We append a -<os> suffix (e.g. -ubuntu20.04) to match the OS of your worker nodes. We depend on labels from NFD (feature.node.kubernetes.io/system-os_release.ID and feature.node.kubernetes.io/system-os_release.VERSION_ID) for getting this information. If only - was appended then its possible these labels were missing. Concerning the kernel version, the driver container requires several kernel packages (i.e. kernel-devel). From your logs, it appears it could not find these packages for 6.0.11-hardened1-1-hardened. A workaround is to pass a custom repository file to the driver pod so it can properly find packages for the particular kernel. Following page has some details on how to do this: https://docs.nvidia.com/datacenter/cloud-native/gpu-operator/appendix.html#local-package-repository

cdesiniotis avatar Dec 08 '22 16:12 cdesiniotis

I have feature.node.kubernetes.io/system-os_release.ID: arch though I do not have feature.node.kubernetes.io/system-os_release.VERSION_ID on any nodes (some manjaro based, some arch based). I cannot remember how I had this working before...

sfxworks avatar Mar 28 '23 07:03 sfxworks

I just installed GPU Operator with helm version v23.3.1. This version use nvcr.io/nvidia/gpu-operator:devel-ubi8 image which has exactly this error:

1.6704367755844975e+09  ERROR   controller.clusterpolicy-controller     Reconciler error        {"name": "cluster-policy", "namespace": "", "error": "no matches for kind \"RuntimeClass\" in version \"node.k8s.io/v1beta1\""}

When I change GPU Operator to v22.9.2 version, it use nvcr.io/nvidia/gpu-operator:v22.9.0 image and the error disappeared.

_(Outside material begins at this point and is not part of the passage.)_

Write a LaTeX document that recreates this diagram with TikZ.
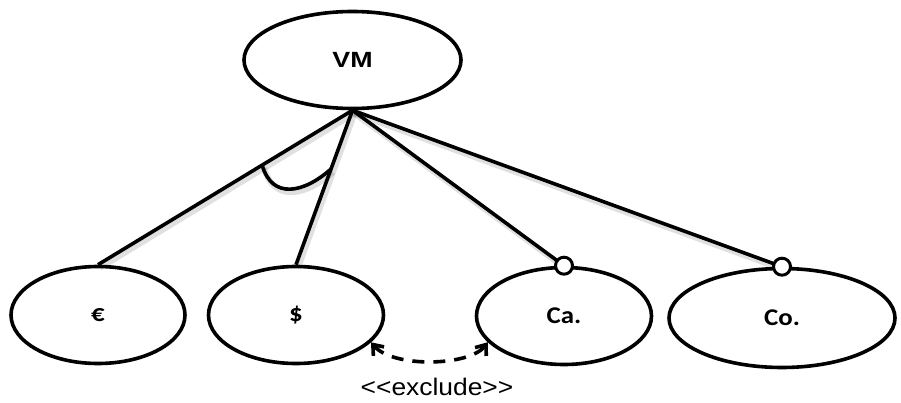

Can you please check it again @cdesiniotis

DatCanCode avatar May 12 '23 04:05 DatCanCode

I'm also running into this issue ... on both release-23.03 and master branches. microk8s v1.27.2 on Ubuntu 22.04.2 LTS.

berlincount avatar Jul 30 '23 10:07 berlincount

I'm also running into this issue ... on both release-23.03 and master branches. microk8s v1.27.2 on Ubuntu 22.04.2 LTS.

Same error for us with EKS 1.27 and Ubuntu 22

acesir avatar Aug 01 '23 11:08 acesir

Same error with release 23.3.1 any solution ...?

shnigam2 avatar Aug 31 '23 17:08 shnigam2

also running into this on Amazon Linux 2 - any known solution or workaround, something missing in the docs? trying to override the api version or look at the daemonset values next

release v24.6.1 - nvcr.io/nvidia/gpu-operator:devel-ubi8

ERROR controller.clusterpolicy-controller Reconciler error {"name": "cluster-policy", "namespace": "", "error": "no matches for kind "RuntimeClass" in version "node.k8s.io/v1beta1""}

kubectl describe node GPU-NODE | grep system feature.node.kubernetes.io/system-os_release.ID=amzn feature.node.kubernetes.io/system-os_release.VERSION_ID=2 feature.node.kubernetes.io/system-os_release.VERSION_ID.major=2

node: yum list installed | grep kernel kernel.x86_64 5.10.220-209.869.amzn2 @amzn2extra-kernel-5.10 kernel-devel.x86_64 5.10.220-209.869.amzn2 @amzn2extra-kernel-5.10 kernel-headers.x86_64 5.10.220-209.869.amzn2 @amzn2extra-kernel-5.10

robjcook avatar Aug 13 '24 00:08 robjcook

@robjcook it looks like you have deployed the local helm chart that is checked into the gpu-operator main branch. We don't recommend using that helm chart.

Please use the helm chart from the official helm repo as instructed here

tariq1890 avatar Aug 14 '24 00:08 tariq1890

few node toleration things worked passed and changed to helm chart in the official helm repo

running into issue now where operator seems to be looking for image that does not exist and fails to pull

ImagePullBackOff (Back-off pulling image "nvcr.io/nvidia/driver:550.90.07-amzn2")

which image do recommend for Amazon Linux 2 node and where to specify instead of dynamically let operator interpret from the node?

edit: after digging through documentation looking into this now

https://docs.nvidia.com/datacenter/cloud-native/gpu-operator/latest/precompiled-drivers.html

robjcook avatar Oct 11 '24 21:10 robjcook

This issue is stale because it has been open 90 days with no activity. This issue will be closed in 30 days unless new comments are made or the stale label is removed. To skip these checks, apply the "lifecycle/frozen" label.

github-actions[bot] avatar Nov 05 '25 00:11 github-actions[bot]

Closing this stale issue. Please try out the latest release of GPU Operator and create a new issue if necessary.

rajathagasthya avatar Nov 12 '25 23:11 rajathagasthya